Non-peptide small-molecule inhibitors designed to target the MDM2-p53 interaction may have a great therapeutic potential for the treatment of many types of human cancer with wild-type p53. Using a powerful structure-based strategy, we have now designed a class of highly potent, non-peptide, drug-like, small- molecule inhibitors of the MDM2-p53 interaction. Based upon our promising preliminary results, we propose to further optimize this class of inhibitors, to evaluate their therapeutic potential in vitro and in vivo, and to elucidate their mechanisms of action in vitro and and in vivo. Our long-term goal in this project is to develop potent and specific non-peptide small-molecule inhibitors of the MDM2-p53 interaction for the treatment of human cancer. To achieve our goal, we will pursue the following Specific Aims:
Aim 1 : (a).Performance of computational structure-based design of new inhibitors to further optimize this class of promising compounds; (b).Determination of high resolution three-dimensional structures of potent inhibitors complexed with MDM2 protein through x-ray crystallography.
Aim 2 : Chemical synthesis of inhibitors designed in Aim 1 and biotin-labeled compounds.
Aim 3 : Determination of their binding and specificity to MDM2 protein using complementary fluorescence- polarization-based and NMR-based methods.
Aim 4 : Evaluation of their cellular activity and specificity in human cancer cells with wild-type, or mutated or deleted p53 status and selectivity over normal cells, and elucidation of their cellular mechanisms of action.

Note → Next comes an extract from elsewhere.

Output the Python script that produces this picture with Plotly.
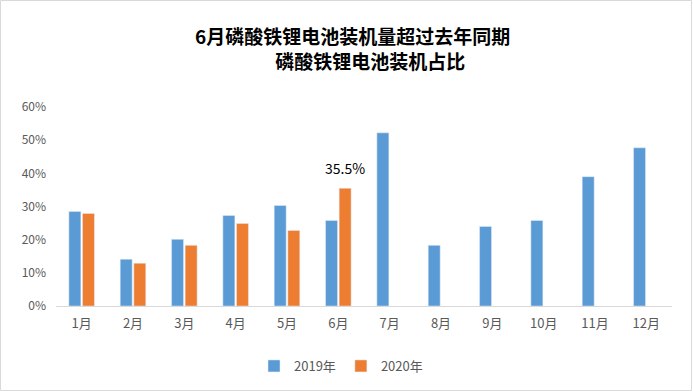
import plotly.graph_objects as go

months = ["1月", "2月", "3月", "4月", "5月", "6月", "7月", "8月", "9月", "10月", "11月", "12月"]
share_2019 = [0.285, 0.141, 0.201, 0.273, 0.303, 0.258, 0.522, 0.183, 0.240, 0.258, 0.390, 0.477]
share_2020 = [0.279, 0.129, 0.183, 0.249, 0.228, 0.355, None, None, None, None, None, None]
ytick_vals = [0, 0.1, 0.2, 0.3, 0.4, 0.5, 0.6]
ytick_text = ["0%", "10%", "20%", "30%", "40%", "50%", "60%"]
title_line1 = "6月磷酸铁锂电池装机量超过去年同期"
title_line2 = "磷酸铁锂电池装机占比"
label_month = "6月"
label_value = 0.355

W, H = 693, 391
ml, mr, mt, mb = 56, 21, 107, 85
pw = W - ml - mr
ph = H - mt - mb

def px_x(p):
    return (p - ml) / pw

def px_y(p):
    return (H - mb - p) / ph

font_main = "Noto Sans CJK SC, Noto Sans, sans-serif"

fig = go.Figure()
fig.add_trace(go.Bar(x=months, y=share_2019, name="2019年", marker_color="#5B9BD5"))
fig.add_trace(go.Bar(x=months, y=share_2020, name="2020年", marker_color="#ED7D31"))

fig.add_annotation(x=label_month, y=label_value, text=f"{label_value*100:.1f}%",
                   showarrow=False, xshift=7, yshift=8, yanchor="bottom",
                   font=dict(family=font_main, size=14, color="#000000"))

fig.add_annotation(xref="paper", yref="paper", x=px_x(193), y=px_y(48),
                   text=title_line1 + "<br>" + "\u3000" * 4 + "\u00a0" + title_line2,
                   showarrow=False, xanchor="left", yanchor="middle", align="left",
                   font=dict(family=font_main, size=19, color="#000000", weight="bold"))

fig.add_shape(type="rect", xref="paper", yref="paper",
              x0=px_x(0.5), x1=px_x(W - 1.5), y0=px_y(H - 0.5), y1=px_y(0.5),
              line=dict(color="#D9D9D9", width=1))

fig.update_layout(
    width=W, height=H,
    margin=dict(l=ml, r=mr, t=mt, b=mb, autoexpand=False),
    paper_bgcolor="white", plot_bgcolor="white",
    barmode="group", bargap=0.47, bargroupgap=0.12,
    showlegend=True,
    legend=dict(orientation="h", x=px_x(341), xanchor="center", y=px_y(366), yanchor="middle",
                font=dict(family=font_main, size=13, color="#595959"),
                itemwidth=30, traceorder="normal"),
    font=dict(family=font_main),
)
fig.update_xaxes(showline=True, linecolor="#D9D9D9", linewidth=1, ticks="",
                 tickfont=dict(family=font_main, size=13, color="#595959"),
                 showgrid=False, ticklabelstandoff=5, automargin=False)
fig.update_yaxes(range=[0, 0.6], tickvals=ytick_vals, ticktext=ytick_text, showgrid=False,
                 zeroline=False, showline=False,
                 tickfont=dict(family=font_main, size=12, color="#595959"),
                 ticklabelstandoff=9, automargin=False)

fig.write_html("out.html", config={"displayModeBar": False},
               post_script="document.body.style.margin='0';")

Aim 5 : Determination of the therapeutic potential of several of the most promising MDM2 inhibitors in animal models of human cancer and elucidation of their in vivo mechanisms of action. With these tasks successfully completed, we will be able to bring a class of highly potent and optimizednon- peptide small-molecule inhibitors of the MDM2-p53 interaction into advanced preclinical development. It is predicted that such potent and specific small-molecule inhibitor of the MDM2-p53 interaction will be effective for the treatment of many types of human cancer with wild-type p53 status.